Given the diversity and urgency of sustainability challenges at all scales of society, students should be explicitly engaged in reflecting on the opportunities and limits of applied evolutionary sciences as related to the full range of sustainability challenges facing our species and planet. Such learning explorations should explicitly include critical reflections on the diversity of historical and modern viewpoints (in science and across cultures) regarding the relation between evolutionary processes and human values (see Eirdosh & Hanisch 2020).

Focus on interdisciplinary pluralism in curricula design

Given the complex conceptual history of evolution science in the human domain, students should be explicitly engaged in understanding the similarities and differences between gene-centric conceptions of evolution and interdisciplinary, trait-centered conceptions of evolutionary change in complex adaptive systems, especially within the domains of human behavior, cognition, and culture (see Hanisch & Eirdosh 2020 and Hanisch & Eirdosh in review). 

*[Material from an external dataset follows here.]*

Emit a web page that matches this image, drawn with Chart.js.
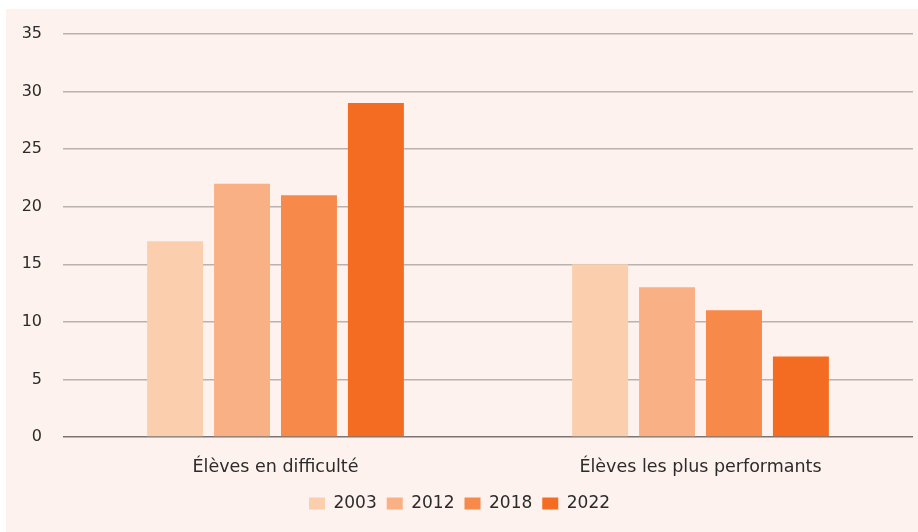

Focus on interdisciplinary coherence in curricula design

Given the conceptual complexity of learning evolution science, students should be explicitly engaged in evolution education, including human evolution education, as a unifying, interdisciplinary perspective in the natural and social sciences starting in the first year of formal education and continuing every year thereafter.
(see EvoKids Resolution and OpenEvo Educational Design Concept).

Focus on engaging collective action for interdisciplinary educational innovations

Given the overlapping interests of evolution education with broader global aims of educational development, and given the challenges of implementing evolution education innovations across the diverse classroom contexts of the world, cooperation among all stakeholders of the evolution education community (researchers, teachers, policy makers, even students) should be prioritized to advance an open, networked, and interdisciplinary approach to supporting effective, scientifically grounded, and meaningful evolution education for all students around the world.